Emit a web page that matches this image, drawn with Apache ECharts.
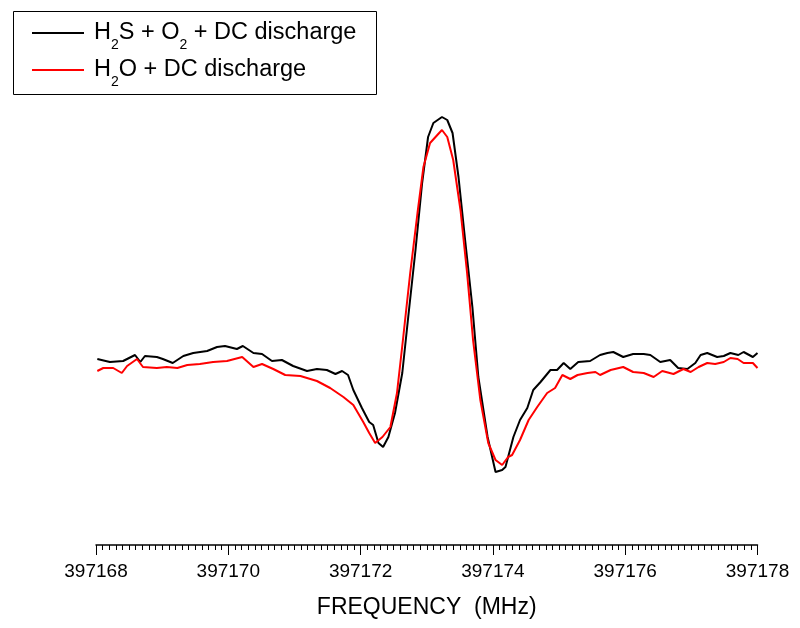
<!DOCTYPE html>
<html>
<head>
<meta charset="utf-8">
<script src="https://cdn.jsdelivr.net/npm/echarts@6/dist/echarts.min.js"></script>
<style>html,body{margin:0;padding:0;background:#fff}#c{width:800px;height:628px}</style>
</head>
<body>
<div id="c"></div>
<script>
const seriesNames = ['H2S + O2 + DC discharge', 'H2O + DC discharge'];
const xTicks = [397168, 397170, 397172, 397174, 397176, 397178];

const blackFreq = [397168.02,397168.21,397168.41,397168.59,397168.67,397168.74,397168.92,397169.01,397169.16,397169.32,397169.47,397169.68,397169.83,397169.95,397170.13,397170.22,397170.38,397170.51,397170.66,397170.81,397170.98,397171.19,397171.34,397171.49,397171.62,397171.72,397171.81,397171.89,397172.02,397172.13,397172.19,397172.27,397172.34,397172.42,397172.52,397172.63,397172.72,397172.83,397172.93,397173.02,397173.10,397173.23,397173.31,397173.39,397173.48,397173.58,397173.69,397173.78,397173.92,397174.04,397174.14,397174.19,397174.31,397174.41,397174.52,397174.61,397174.72,397174.87,397174.97,397175.07,397175.17,397175.29,397175.47,397175.62,397175.73,397175.82,397175.97,397176.12,397176.28,397176.38,397176.53,397176.68,397176.80,397176.94,397177.06,397177.14,397177.24,397177.39,397177.49,397177.59,397177.71,397177.79,397177.93,397178.00];
const blackInt = [186,183,184,190,183,189,188,186,182,189,192,194,198,199,196,199,192,191,184,185,179,174,176,175,171,174,170,155,137,123,120,102,98,108,132,172,228,295,362,408,422,428,425,412,368,305,238,168,108,73,75,78,108,125,137,155,163,175,175,182,176,183,184,190,192,193,188,191,191,190,183,185,177,176,182,190,192,188,189,192,190,193,188,192];

const redFreq = [397168.02,397168.11,397168.26,397168.39,397168.47,397168.62,397168.71,397168.92,397169.07,397169.23,397169.38,397169.57,397169.77,397169.98,397170.21,397170.38,397170.51,397170.68,397170.86,397171.09,397171.34,397171.54,397171.74,397171.89,397172.04,397172.13,397172.22,397172.33,397172.45,397172.55,397172.64,397172.75,397172.86,397172.95,397173.05,397173.16,397173.23,397173.31,397173.40,397173.51,397173.61,397173.70,397173.81,397173.93,397174.04,397174.14,397174.23,397174.29,397174.41,397174.54,397174.67,397174.82,397174.94,397175.05,397175.17,397175.28,397175.43,397175.55,397175.62,397175.78,397175.97,397176.12,397176.28,397176.43,397176.56,397176.73,397176.88,397176.99,397177.11,397177.24,397177.36,397177.49,397177.59,397177.70,397177.79,397177.93,397178.00];
const redInt = [174,177,177,172,179,186,178,177,178,177,180,181,183,184,188,178,181,176,170,169,164,157,148,140,123,112,102,108,118,152,205,272,332,378,402,410,415,408,385,335,272,205,145,102,85,80,88,90,105,125,138,152,157,170,166,170,172,173,170,175,178,173,172,168,174,171,176,173,178,182,181,183,187,186,182,182,177];

function zip(xs, ys) { return xs.map((x, i) => [x, ys[i]]); }

const chart = echarts.init(document.getElementById('c'), null, {renderer: 'canvas'});
const FONT = 'Liberation Sans, Arial, sans-serif';
chart.setOption({
  animation: false,
  backgroundColor: '#ffffff',
  grid: {left: 96, right: 42.5, top: 100, bottom: 83, containLabel: false},
  xAxis: {
    type: 'value',
    min: xTicks[0],
    max: xTicks[xTicks.length - 1],
    interval: 2,
    name: 'FREQUENCY  (MHz)',
    nameLocation: 'middle',
    nameGap: 51,
    nameTextStyle: {fontSize: 23, color: '#000', fontFamily: FONT},
    axisLine: {show: true, onZero: false, lineStyle: {color: '#000', width: 1.5}},
    axisTick: {show: true, inside: false, length: 10, lineStyle: {color: '#000', width: 1}},
    minorTick: {show: true, splitNumber: 20, length: 5, lineStyle: {color: '#000', width: 1}},
    axisLabel: {fontSize: 19, color: '#000', margin: 17, fontFamily: FONT,
      formatter: v => String(Math.round(v))},
    splitLine: {show: false}
  },
  yAxis: {
    type: 'value', min: 0, max: 445, show: false
  },
  graphic: [{
    type: 'rect', z: 100, silent: true,
    shape: {x: 13.5, y: 11.5, width: 363, height: 83},
    style: {fill: 'none', stroke: '#000', lineWidth: 1}
  }],
  legend: {
    orient: 'vertical',
    left: 32, top: 13.5,
    padding: 0,
    itemGap: -2,
    icon: 'rect',
    itemWidth: 52, itemHeight: 2,
    data: seriesNames,
    formatter: function (name) {
      if (name === seriesNames[0]) return '{m|H}{s|2}{m|S + O}{s|2}{m| + DC discharge}';
      return '{m|H}{s|2}{m|O + DC discharge}';
    },
    textStyle: {
      padding: [0, 0, 0, 5],
      rich: {
        m: {fontSize: 23.5, lineHeight: 37, color: '#000', fontFamily: FONT},
        s: {fontSize: 14, lineHeight: 14, padding: [25, 0, 0, 0], color: '#000', fontFamily: FONT}
      }
    }
  },
  series: [
    {name: seriesNames[0], type: 'line', data: zip(blackFreq, blackInt), symbol: 'none', smooth: false,
     lineStyle: {color: '#000000', width: 2}, itemStyle: {color: '#000000'}, z: 3},
    {name: seriesNames[1], type: 'line', data: zip(redFreq, redInt), symbol: 'none', smooth: false,
     lineStyle: {color: '#ff0000', width: 2}, itemStyle: {color: '#ff0000'}, z: 4}
  ]
});
</script>
</body>
</html>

GIVEN INSTRUCTION: Would you set down the listing exactly, omitting pictures?

RESPONSE:
Emit a web page that matches this image, drawn with Apache ECharts.
<!DOCTYPE html>
<html>
<head>
<meta charset="utf-8">
<script src="https://cdn.jsdelivr.net/npm/echarts@6/dist/echarts.min.js"></script>
<style>html,body{margin:0;padding:0;background:#fff}#c{width:800px;height:628px}</style>
</head>
<body>
<div id="c"></div>
<script>
const seriesNames = ['H2S + O2 + DC discharge', 'H2O + DC discharge'];
const xTicks = [397168, 397170, 397172, 397174, 397176, 397178];

const blackFreq = [397168.02,397168.21,397168.41,397168.59,397168.67,397168.74,397168.92,397169.01,397169.16,397169.32,397169.47,397169.68,397169.83,397169.95,397170.13,397170.22,397170.38,397170.51,397170.66,397170.81,397170.98,397171.19,397171.34,397171.49,397171.62,397171.72,397171.81,397171.89,397172.02,397172.13,397172.19,397172.27,397172.34,397172.42,397172.52,397172.63,397172.72,397172.83,397172.93,397173.02,397173.10,397173.23,397173.31,397173.39,397173.48,397173.58,397173.69,397173.78,397173.92,397174.04,397174.14,397174.19,397174.31,397174.41,397174.52,397174.61,397174.72,397174.87,397174.97,397175.07,397175.17,397175.29,397175.47,397175.62,397175.73,397175.82,397175.97,397176.12,397176.28,397176.38,397176.53,397176.68,397176.80,397176.94,397177.06,397177.14,397177.24,397177.39,397177.49,397177.59,397177.71,397177.79,397177.93,397178.00];
const blackInt = [186,183,184,190,183,189,188,186,182,189,192,194,198,199,196,199,192,191,184,185,179,174,176,175,171,174,170,155,137,123,120,102,98,108,132,172,228,295,362,408,422,428,425,412,368,305,238,168,108,73,75,78,108,125,137,155,163,175,175,182,176,183,184,190,192,193,188,191,191,190,183,185,177,176,182,190,192,188,189,192,190,193,188,192];

const redFreq = [397168.02,397168.11,397168.26,397168.39,397168.47,397168.62,397168.71,397168.92,397169.07,397169.23,397169.38,397169.57,397169.77,397169.98,397170.21,397170.38,397170.51,397170.68,397170.86,397171.09,397171.34,397171.54,397171.74,397171.89,397172.04,397172.13,397172.22,397172.33,397172.45,397172.55,397172.64,397172.75,397172.86,397172.95,397173.05,397173.16,397173.23,397173.31,397173.40,397173.51,397173.61,397173.70,397173.81,397173.93,397174.04,397174.14,397174.23,397174.29,397174.41,397174.54,397174.67,397174.82,397174.94,397175.05,397175.17,397175.28,397175.43,397175.55,397175.62,397175.78,397175.97,397176.12,397176.28,397176.43,397176.56,397176.73,397176.88,397176.99,397177.11,397177.24,397177.36,397177.49,397177.59,397177.70,397177.79,397177.93,397178.00];
const redInt = [174,177,177,172,179,186,178,177,178,177,180,181,183,184,188,178,181,176,170,169,164,157,148,140,123,112,102,108,118,152,205,272,332,378,402,410,415,408,385,335,272,205,145,102,85,80,88,90,105,125,138,152,157,170,166,170,172,173,170,175,178,173,172,168,174,171,176,173,178,182,181,183,187,186,182,182,177];

function zip(xs, ys) { return xs.map((x, i) => [x, ys[i]]); }

const chart = echarts.init(document.getElementById('c'), null, {renderer: 'canvas'});
const FONT = 'Liberation Sans, Arial, sans-serif';
chart.setOption({
  animation: false,
  backgroundColor: '#ffffff',
  grid: {left: 96, right: 42.5, top: 100, bottom: 83, containLabel: false},
  xAxis: {
    type: 'value',
    min: xTicks[0],
    max: xTicks[xTicks.length - 1],
    interval: 2,
    name: 'FREQUENCY  (MHz)',
    nameLocation: 'middle',
    nameGap: 51,
    nameTextStyle: {fontSize: 23, color: '#000', fontFamily: FONT},
    axisLine: {show: true, onZero: false, lineStyle: {color: '#000', width: 1.5}},
    axisTick: {show: true, inside: false, length: 10, lineStyle: {color: '#000', width: 1}},
    minorTick: {show: true, splitNumber: 20, length: 5, lineStyle: {color: '#000', width: 1}},
    axisLabel: {fontSize: 19, color: '#000', margin: 17, fontFamily: FONT,
      formatter: v => String(Math.round(v))},
    splitLine: {show: false}
  },
  yAxis: {
    type: 'value', min: 0, max: 445, show: false
  },
  graphic: [{
    type: 'rect', z: 100, silent: true,
    shape: {x: 13.5, y: 11.5, width: 363, height: 83},
    style: {fill: 'none', stroke: '#000', lineWidth: 1}
  }],
  legend: {
    orient: 'vertical',
    left: 32, top: 13.5,
    padding: 0,
    itemGap: -2,
    icon: 'rect',
    itemWidth: 52, itemHeight: 2,
    data: seriesNames,
    formatter: function (name) {
      if (name === seriesNames[0]) return '{m|H}{s|2}{m|S + O}{s|2}{m| + DC discharge}';
      return '{m|H}{s|2}{m|O + DC discharge}';
    },
    textStyle: {
      padding: [0, 0, 0, 5],
      rich: {
        m: {fontSize: 23.5, lineHeight: 37, color: '#000', fontFamily: FONT},
        s: {fontSize: 14, lineHeight: 14, padding: [25, 0, 0, 0], color: '#000', fontFamily: FONT}
      }
    }
  },
  series: [
    {name: seriesNames[0], type: 'line', data: zip(blackFreq, blackInt), symbol: 'none', smooth: false,
     lineStyle: {color: '#000000', width: 2}, itemStyle: {color: '#000000'}, z: 3},
    {name: seriesNames[1], type: 'line', data: zip(redFreq, redInt), symbol: 'none', smooth: false,
     lineStyle: {color: '#ff0000', width: 2}, itemStyle: {color: '#ff0000'}, z: 4}
  ]
});
</script>
</body>
</html>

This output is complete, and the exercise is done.